Befristung im Licht der EU-Urheberrechtsrichtlinie
Die geplante Entfristung der seit gut zwei Jahren geltenden Wissenschaftsschranken stößt auf geteiltes Echo. So lässt die Initiative Urheberrecht, in der sich Urheberverbände, Gewerkschaften und Verwertungsgesellschaften zusammengeschlossen haben, ihren Sprecher Gerhard Pfennig verlauten, dass sie ein „untergejubelter Pferdefuß“ sei. Im Namen betroffener Urheber, beispielsweise Dokumentarfilmer, hält er es für geboten, dass zunächst die Evaluierung vorliegen müsste, bevor man über die Entfristung der Ausnahmen entscheide – womöglich sollte es eher eine Fristverlängerung geben.

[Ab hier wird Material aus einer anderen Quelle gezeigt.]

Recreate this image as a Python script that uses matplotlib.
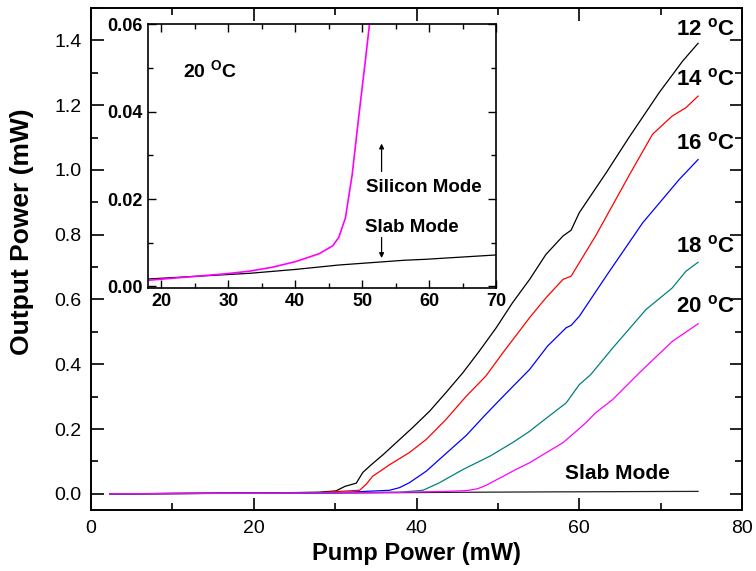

Auf der anderen Seite ist aus Kreisen von Bildung und Wissenschaft zu vernehmen, dass sich viele möglichst schnell Rechts- und Planungssicherheit wünschen. Eine Entfristung der Wissenschaftsschranken würde Unsicherheiten beseitigen, ob und wie sich die Regelungen zukünftig womöglich erneut ändern.
Das BMJV rechtfertigt in seinem Referentenentwurf (in Abschnitt A II 2. der Begründungen) die Entfristung der betreffenden Ausnahmen damit, dass die Artikel 3, 5 und 7 der EU-Urheberrechtsrichtlinie verbindlich vorschreiben, entsprechende Nutzungserlaubnisse einzuführen. Und da die Richtlinie bis März 2021 umgesetzt sein muss, würde eine Befristung einzelner Maßgaben nicht gewährleisten, dass sie mit dem EU-Recht vereinbar blieben. Wörtlich heißt es in dem Entwurf (im Abschnitt B der Begründungen, Seite 48):
Ein Außerkrafttreten der §§ 60a bis 60h UrhG zum 28. Februar 2023 würde unmittelbar eine unionsrechtswidrige Rechtslage hervorrufen. Durch die zeitnahe Entfristung wird die für alle Akteure notwendige Rechtssicherheit hergestellt: Dies erlaubt es insbesondere den Akteuren in Bildung und Wissenschaft, die notwendigen Investitionen zu tätigen, um sich so langfristig auf die geänderte Rechtslage einzustellen, etwa bei IT-Systemen für Lehre und Forschung in den deutschen Hochschulen oder den Spitzenorganisationen der Wissenschaft, aber auch bei der Umsetzung des Digitalpakts Schule.
Leistungsschutzrecht und Verlegerbeteiligung
Neben diesen Festlegungen zu den Wissenschaftsschranken finden sich im Referentenentwurf auch geänderte Formulierungen und Regelungen zur Verlegerbeteiligung und zum Leistungsschutzrecht für Presseverleger. Sie weichen ebenfalls teils erheblich von denen im Diskussionsentwurf ab, etwa bezüglich der Wortanzahl für erlaubte Nutzungen von Presseartikeln und Weiteres. Auch diese Vorschläge führten zu kontroversen Reaktionen bei Verbänden und in der Netzöffentlichkeit.
Es liegt nahe, dass das Ministerium in dem Referentenentwurf auf Vorschläge und Kritik aus den zahlreichen Stellungnahmen und Eingaben reagierte, die bei ihm eingereicht wurden und die mehrheitlich öffentlich zugänglich sind.
Warum das BMJV den Referentenentwurf von seiner Webseite wieder entfernte, erklärte es bislang nicht. Interessenverbände vermuten, dass er zunächst mit anderen Bundesministerien abgestimmt werden müsse, was wohl derzeit vor sich gehe.